In 1964, in the United States, the Civil Rights Act prohibited acts of discrimination on the basis of sex, among others. (Philippine Telegraph and Telephone Co. v. National Labor Relations Commission, 338 Phil. 1093, 1110 (1997) [Per J. Regalado, Second Division])

American jurisprudence subsequently recognized two (2) categories of sexual harassment: first, quid pro quo; and second, hostile environment sexual harassment.

Quid pro quo harassment conditions employment or job benefits on sexual favors; (Scalia, Eugene, The Strange Career of Quid Pro Quo Sexual Harassment, 21 HARV. J. L. & PUB. POL’Y 307,308(1998) citing Bryson v Chicago State University 96 F.3d 912, 915 (7lh Cir. 1996)) while hostile environment sexual harassment results from sexual advances which make the working environment hostile or abusive to the employee. (Harris vs Forklift Systems, Inc, 510 US 17, 21(1993))

The two types of sexual harassment recognized in American jurisprudence are akin to sexual harassment as defined under Republic Act No. 7877. Section 3(a)(l) similarly recognizes that sexual harassment is committed when a sexual favor is made a condition for employment or for the grant of certain benefits. Likewise, Section 3(a)(3) recognizes sexual harassment as committed when the offender’s advances result in an intimidating, hostile, or offensive environment for the employee.
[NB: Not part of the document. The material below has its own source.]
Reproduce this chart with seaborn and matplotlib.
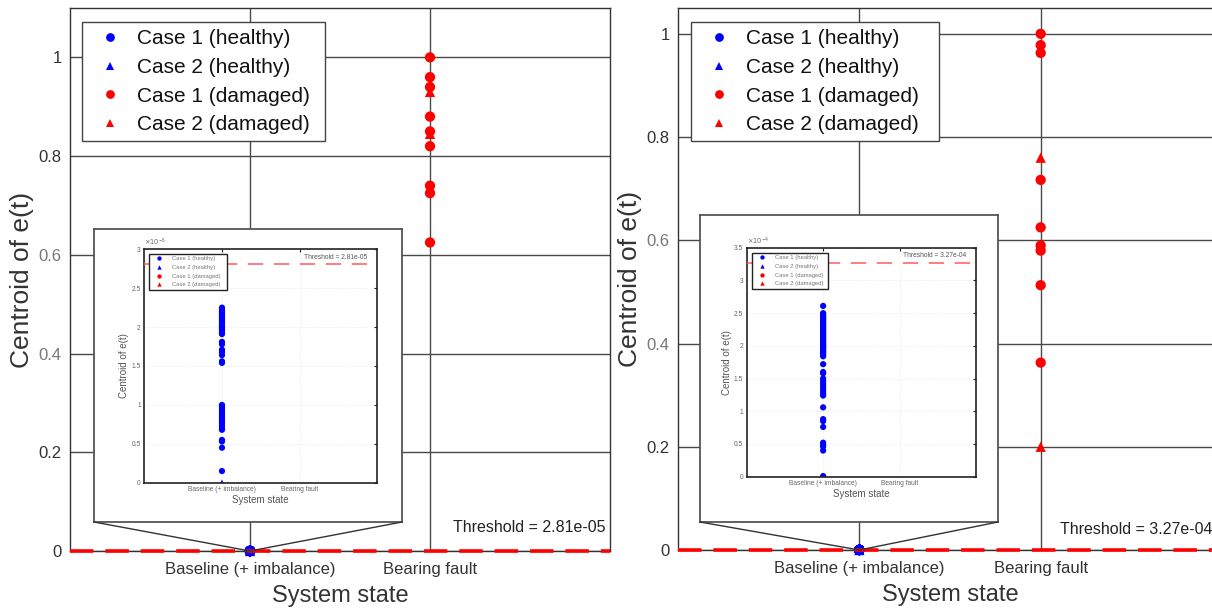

In the Philippines, the Anti-Sexual Harassment Act of 1995 is a relatively new law. Although the Revised Penal Code, enacted in 1930, already penalized offenses relating to violations of chastity, Congress saw it fit to enact a new law specifically punishing sexual harassment committed in an “employment, education, or training environment.”

Per SC, the original provisions of the Revised Penal Code on Rape (prior to its amendment in 1997) already punished a man who has carnal knowledge of a woman under specified circumstances. That the crime is committed in an employment, school, or training environment was not an element. This is also true for other crimes centering on a perpetrator’s lascivious, harassing or otherwise vexatious conduct, such as Acts of Lasciviousness, Seduction, and Unjust vexation. These offenses pertain to acts which are not necessarily committed in an employment, training, or school environment.

Under Republic Act No. 7877, an act of sexual harassment may result in three distinct liabilities: criminal, civil, and administrative. An action for each can proceed independently of the others.

In a criminal action, the accused is prosecuted for a wrong committed against society itself or the State whose law he or she violated. In a civil action, a defendant is sued by the plaintiff in an effort to correct a private wrong. The purpose of an administrative action, on the other hand, is to protect the public service by imposing administrative sanctions to an erring public officer.

Sexual harassment as defined and penalized under Republic Act No. 7877 requires three elements for an accused to be convicted: (1) that the employer, employee, manager, supervisor, agent of the employer, teacher, instructor, professor, coach, trainor, or any other person has authority, influence, or moral-ascendancy over another; (2) the authority, influence, or moral ascendancy exists in a work-related, training-related, or education-related environment, and (3) the employer, employee, manager, supervisor, agent of the employer, teacher, instructor, professor, coach, trainor, or any other person who has authority, influence, or moral-ascendancy over another makes a demand, request, or requirement of a sexual favor.

The key elements which distinguish sexual harassment, as penalized by Republic Act 7877, from other chastity-related and vexatious offenses are: first, its setting; and second, the person who may commit it. As to its setting, the offense may only be committed in a work-related, training-related, or education-related environment. As to the perpetrator, it may be committed by a person who exercises authority, influence, or moral ascendancy over another.